103  

Вчерашние соблазнительные предложения техасского магната, нефтяного упыря, сегодня утром были коротко и грубовато отвергнуты по телефону. Только Родине, только Москве принадлежали творения Хвастищева, ибо пуповина, по которой он получал из родной почвы творческие соки, отнюдь еще не пересохла, любезный магнат!

В тот жe день

Самсон Аполлинариевич Саблер с обычным своим недоделанным видом тихо хилял по Сивцеву Вражку, тихо гудел в малость подбухший юношеский нос, тихо скорбел по разбрызганным в кабаках творческим замыслам, тихо алкал фунт ветчинно-рубленой колбасы, упрятанный в футляре под саксом, и тихо, смиренно, как апельсиновая ветвь, озирал закат своей карьеры, молодости и мечты.

Как вдруг над огромным серым домом, похожим на какой-то жуткий парламент, он увидал в синеве воздушного вьюна. Вьюн выводил начало минорной, но полной эроса темы и жеманно снижался прямо Самсику в руки. Оказался этот вьюн ни больше ни меньше, как лентой кардиограммы. Откуда же он вылетел? Не из окон ли цэковской поликлиники?

Разглядывая загадочные зубцы, Самсик зашел в полуфабрикатное заведение и уселся за детский столик.

– Тоже мне доктор, – сказала кем-то обиженная разливальщица полуготового бульона и не сказала даже, а пробунькала юными колбасками губ.

Самсику вдруг стало весело, он открыл футляр и, никого нe стесняясь, закусил ветчинно-рубленой, а потом вынул сакс и проиграл начало новой темы, пустил ее по рукам.

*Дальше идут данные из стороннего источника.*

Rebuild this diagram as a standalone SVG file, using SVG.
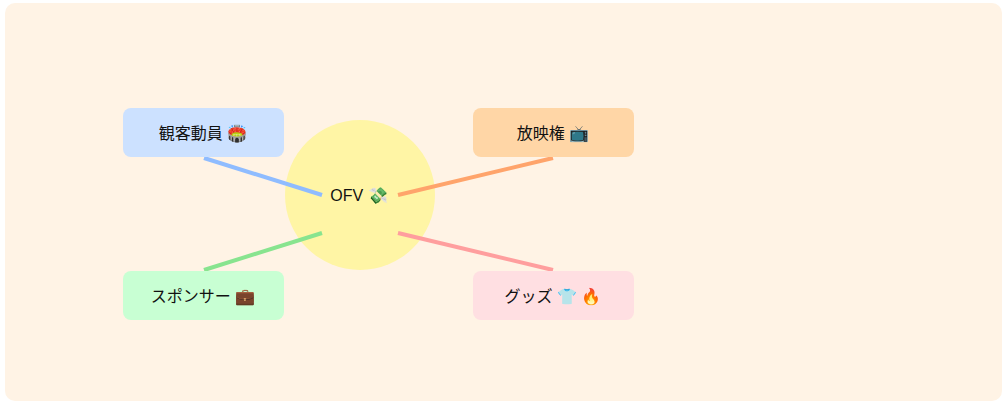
<svg xmlns="http://www.w3.org/2000/svg" width="1007" height="402" viewBox="0 0 1007 402">
<style>
text{font-family:"Liberation Sans","Noto Sans CJK JP",sans-serif;font-size:16px;fill:#111;text-anchor:middle;dominant-baseline:central}
.c{stroke-width:4;fill:none}
</style>
<rect x="5" y="3" width="997" height="398" rx="10" fill="#FFF3E5"/>
<g id="center"><circle cx="360" cy="195" r="75" fill="#FFF5A5"/></g>
<g id="connectors">
<line class="c" x1="204" y1="158" x2="322" y2="195" stroke="#8FBCFF"/>
<line class="c" x1="398" y1="195" x2="553" y2="158" stroke="#FFA46B"/>
<line class="c" x1="322" y1="233" x2="204" y2="270" stroke="#88E48F"/>
<line class="c" x1="398" y1="233" x2="553" y2="270" stroke="#FF9E9E"/>
</g>
<g id="center-label"><text x="359" y="195">OFV 💸</text></g>
<g id="n1"><rect x="123" y="108" width="161" height="49" rx="8" fill="#CCE1FF"/><text x="203" y="133">観客動員 🏟️</text></g>
<g id="n2"><rect x="473" y="108" width="161" height="49" rx="8" fill="#FFD6A6"/><text x="553" y="133">放映権 📺</text></g>
<g id="n3"><rect x="123" y="271" width="161" height="49" rx="8" fill="#C8FFD3"/><text x="203" y="296">スポンサー 💼</text></g>
<g id="n4"><rect x="473" y="271" width="161" height="49" rx="8" fill="#FFDFE2"/><text x="553" y="296">グッズ 👕 🔥</text></g>
</svg>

Пусть носится теперь весь день по Москве и пусть под утро где-нибудь на Солянке ее сожрет шакал-плагиатор, не жалко.

– Тоже мне музыкант, – пробунькала разливалыцица.

– Это для тебя, дура, – сказал ей в сакс Самсик.

Эх, он снова, хоть на миг, почувствовал себя юношей, прыщавым онанистом, «печальным бродягой из лунных гуляк», европейским шампиньоном, народившимся от сырости в аварийном углу.

В тот же день

в качестве консультанта прибыл Геннадий Аполлинариевич Малькольмов в секретный сектор спецполиклиники УПВДОСИВАДО и ЧИС.

Монументальное гранитное сооружение, с цоколем черного мрамора, напоминало парламент какой-нибудь небольшой тоталитарной страны с дурным и жестоким населением. Разумеется, никакой вывески на учреждении этом не было, но длинный ряд черных лимузинов с бордельными шторками, протянувшийся вдоль фасада и чугунной решетки, красноречиво говорил вездесущему обывателю – сюда не суйся, если жизнь дорога!

Сановные врачи этого весьма внутреннего ведомства с недоверием смотрели на длинные плохо промытые волосы и богемные усы консультанта, когда он в их сопровождении шел по бесконечным коридорам кузницы здоровья.

Его привели в просторный кабинет и показали новенькую жесткую кардиограмму, только что выползшую из ультрасовременного фээргэшного аппарата.

– Ну-с, профессор, каковы мои зубцы? – услышал он командирский снисходительный басок и увидел сквозь паутину проводов розовое в точечках, сочное, пожилое тело, а рядом с телом требовательные глазки, горячие бусинки и презрительную складку жлобской волевой губы.

Малькольмов отошел с кардиограммой к окну. За окном внизу, в теснине переулка брела щуплая фигурка музыканта с инструментом в футляре. Малькольмов с высоты послал мысленный привет этой родственной фигуре, а потом выпустил к ней навстречу глянцевитую импортную кардиограмму.

Кардиограмма быстро вошла в роль московского воздушного вьюна, тут же приковала к себе внимание музыканта и, жеманно извиваясь, стала снижаться прямо к нему в руки. Малькольмов грустно улыбнулся.

– Так что же все-таки о моих зубцах, профессор? Поторопитесь с заключением, я опаздываю на сеанс скульптурного портрета.

– Вашим зубцам, товарищ гвардии товарищ, могла бы позавидовать и кремлевская стена, – сказал Малькольмов, не обращая внимания на предупреждающие жесты местных врачей, на их ошарашенные глаза.

– Это меня устраивает, – хохотнул пациент.

Малькольмов посмотрел ему в глаза и тут же по ирису определил, что у пациента в организме катастрофическая нехватка Лимфы-Д, но промолчал – не для этого его сюда вызывали, да и нужна ли таким пациентам Лимфа-Д, идеалистическая субстанция, разоблаченная на последнем заседании Президиума АМН?

В тот же день

во дворе университетского кампуса в графстве Сассекс готовился революционный штурм.